=== INFORMATION PROVIDED ===

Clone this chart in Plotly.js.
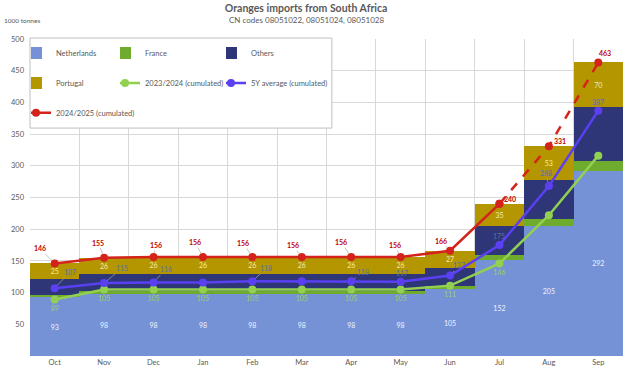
<!DOCTYPE html>
<html>
<head>
<meta charset="utf-8">
<script src="https://cdn.plot.ly/plotly-3.0.1.min.js"></script>
<style>html,body{margin:0;padding:0;background:#fff;}#chart{width:626px;height:372px;}</style>
</head>
<body>
<div id="chart"></div>
<script>
// ---- data ----
const months = ['Oct','Nov','Dec','Jan','Feb','Mar','Apr','May','Jun','Jul','Aug','Sep'];
const netherlands = [93,98,98,98,98,98,98,98,105,152,205,292];
const france = [4,4,4,4,4,4,4,4,5,7,11,16];
const others = [24,27,28,28,28,28,28,28,29,46,62,85];
const portugal = [25,26,26,26,26,26,26,26,27,35,53,70];
const season2324 = [89,105,105,105,105,105,105,105,111,146,222,316];
const avg5y = [107,115,116,116,118,118,118,117,127,175,268,387];
const season2425 = [146,155,156,156,156,156,156,156,166,240,331,463];
const lastSolidIndex = 9; // 2024/2025 line is dashed after Jul
const yTicks = [50,100,150,200,250,300,350,400,450,500];

// which data labels are visible
const greenLabelShown = [1,1,1,1,1,1,1,1,1,1,0,0];
const blueLabelShown  = [1,1,1,0,1,0,1,1,1,1,1,1];

// label offsets (px) for leader-line labels
const redOffsets  = [[-15,-15],[-6,-15],[2,-12],[-8,-15],[-9,-14],[-9,-12],[-10,-15],[-6,-12],[-9,-10],[11,-5],[11,-5],[7,-9]];
const blueOffsets = [[15,-16],[18,-15],[12,-13],[0,-10],[14,-13],[0,-10],[12,-9],[1,-9],[9,-10],[0,-9],[-3,-13],[0,-9]];

// legend placement: [legend id, x (paper), y (paper)]
const legendSlots = {
  'Netherlands':['legend',0.0017,0.956], 'France':['legend2',0.1518,0.956], 'Others':['legend3',0.3305,0.956],
  'Portugal':['legend4',0.0017,0.861], '2023/2024 (cumulated)':['legend5',0.1518,0.861],
  '5Y average (cumulated)':['legend6',0.3305,0.861], '2024/2025 (cumulated)':['legend7',0.0017,0.767]
};

const FONT = 'Lato, "Open Sans", sans-serif';
const GREY = '#595959';
const C = {
  nl:'#7592d6', fr:'#6fac2e', ot:'#2f3677', pt:'#b49600',
  g:'#92d050', b:'#5a40f2', r:'#d3231b'
};

const traces = [
  {type:'bar', name:'Netherlands', x:months, y:netherlands, marker:{color:C.nl},
   text:netherlands.map(String), textposition:'inside', insidetextanchor:'middle', textangle:0,
   textfont:{size:7, color:'#eef2ff', family:FONT}, hoverinfo:'skip'},
  {type:'bar', name:'France', x:months, y:france, marker:{color:C.fr}, textposition:'none', hoverinfo:'skip'},
  {type:'bar', name:'Others', x:months, y:others, marker:{color:C.ot}, textposition:'none', hoverinfo:'skip'},
  {type:'bar', name:'Portugal', x:months, y:portugal, marker:{color:C.pt},
   text:portugal.map(String), textposition:'inside', insidetextanchor:'middle', textangle:0,
   textfont:{size:7, color:'#f6eaa8', family:FONT}, hoverinfo:'skip'},
  {type:'scatter', mode:'lines+markers+text', name:'2023/2024 (cumulated)', x:months, y:season2324,
   line:{color:C.g, width:2.5}, marker:{color:C.g, size:8},
   text:season2324.map((v,i)=>greenLabelShown[i]?String(v):''), textposition:'bottom center',
   textfont:{size:7, color:'#9ccf62', family:FONT}, hoverinfo:'skip'},
  {type:'scatter', mode:'lines+markers', name:'5Y average (cumulated)', x:months, y:avg5y,
   line:{color:C.b, width:2.5}, marker:{color:C.b, size:8}, hoverinfo:'skip'},
  {type:'scatter', mode:'lines+markers', name:'2024/2025 (cumulated)', x:months,
   y:season2425.map((v,i)=>i<=lastSolidIndex?v:null),
   line:{color:C.r, width:2.5}, marker:{color:C.r, size:8}, hoverinfo:'skip'},
  {type:'scatter', mode:'lines+markers', name:'2024/2025 (cumulated)', x:months,
   y:season2425.map((v,i)=>i>=lastSolidIndex?v:null), showlegend:false, legend:'legend7',
   line:{color:C.r, width:2.5, dash:'dash'}, marker:{color:C.r, size:8}, hoverinfo:'skip'}
];
traces.forEach(t=>{ if(t.showlegend!==false && legendSlots[t.name]) t.legend = legendSlots[t.name][0]; });

const annotations = [];
season2425.forEach((v,i)=>{
  annotations.push({x:months[i], y:v, xref:'x', yref:'y', text:'<b>'+v+'</b>',
    showarrow:true, arrowhead:0, arrowwidth:0.7, arrowcolor:'#a6a6a6', standoff:4,
    ax:redOffsets[i][0], ay:redOffsets[i][1],
    font:{size:7, color:'#c00000', family:FONT}});
});
avg5y.forEach((v,i)=>{
  if(!blueLabelShown[i]) return;
  annotations.push({x:months[i], y:v, xref:'x', yref:'y', text:String(v),
    showarrow:true, arrowhead:0, arrowwidth:0.7, arrowcolor:'#a6a6a6', standoff:4,
    ax:blueOffsets[i][0], ay:blueOffsets[i][1],
    font:{size:7, color:'#5470a8', family:FONT}});
});
annotations.push({xref:'paper', yref:'paper', x:0.466, y:1.06, xanchor:'center', yanchor:'middle',
  text:'CN codes 08051022, 08051024, 08051028', showarrow:false,
  font:{size:8, color:GREY, family:FONT}});
annotations.push({xref:'paper', yref:'paper', x:-0.047, y:1.057, xanchor:'left', yanchor:'middle',
  text:'1000 tonnes', showarrow:false, font:{size:6.5, color:GREY, family:FONT}});

const legendCommon = {orientation:'v', xanchor:'left', yanchor:'middle', bgcolor:'rgba(0,0,0,0)',
  borderwidth:0, indentation:-15, font:{size:7.5, color:GREY, family:FONT}};

const layout = {
  width:626, height:372,
  margin:{l:30, r:3, t:39, b:16},
  paper_bgcolor:'#ffffff', plot_bgcolor:'#ffffff',
  barmode:'stack', bargap:0,
  title:{text:'<b>Oranges imports from South Africa</b>', xref:'container', x:0.489, xanchor:'center',
    yref:'container', y:0.978, yanchor:'middle', font:{size:10.5, color:GREY, family:FONT}},
  font:{family:FONT, color:GREY},
  xaxis:{type:'category', tickson:'boundaries', showgrid:true, gridcolor:'#d9d9d9', gridwidth:1,
    ticks:'', showline:false, zeroline:false, tickfont:{size:7.5, color:GREY, family:FONT},
    range:[-0.5, 11.5], fixedrange:true},
  yaxis:{range:[0,500], tickvals:yTicks, showgrid:true, gridcolor:'#d9d9d9', gridwidth:1,
    zeroline:false, showline:false, ticks:'', ticklabelstandoff:5,
    tickfont:{size:7.5, color:GREY, family:FONT}, fixedrange:true},
  shapes:[{type:'rect', xref:'paper', yref:'paper', x0:0, x1:0.509, y0:0.719, y1:1.003,
    fillcolor:'#ffffff', line:{color:'#bfbfbf', width:1}, layer:'above'}],
  annotations: annotations,
  showlegend:true
};
Object.values(legendSlots).forEach(([id,x,y])=>{
  layout[id] = Object.assign({x:x, y:y}, legendCommon);
});

Plotly.newPlot('chart', traces, layout, {displayModeBar:false, staticPlot:true});
</script>
</body>
</html>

===

[TASK BRIEF]: Repeat the lines exactly as they stand, from the opening line of the data through the line with "const yTicks = [50,100,150,200,250,300,350,400,450,500];". Pictures stay out of the copy.

[SOLUTION TO THIS TASK]:
Clone this chart in Plotly.js.
<!DOCTYPE html>
<html>
<head>
<meta charset="utf-8">
<script src="https://cdn.plot.ly/plotly-3.0.1.min.js"></script>
<style>html,body{margin:0;padding:0;background:#fff;}#chart{width:626px;height:372px;}</style>
</head>
<body>
<div id="chart"></div>
<script>
// ---- data ----
const months = ['Oct','Nov','Dec','Jan','Feb','Mar','Apr','May','Jun','Jul','Aug','Sep'];
const netherlands = [93,98,98,98,98,98,98,98,105,152,205,292];
const france = [4,4,4,4,4,4,4,4,5,7,11,16];
const others = [24,27,28,28,28,28,28,28,29,46,62,85];
const portugal = [25,26,26,26,26,26,26,26,27,35,53,70];
const season2324 = [89,105,105,105,105,105,105,105,111,146,222,316];
const avg5y = [107,115,116,116,118,118,118,117,127,175,268,387];
const season2425 = [146,155,156,156,156,156,156,156,166,240,331,463];
const lastSolidIndex = 9; // 2024/2025 line is dashed after Jul
const yTicks = [50,100,150,200,250,300,350,400,450,500];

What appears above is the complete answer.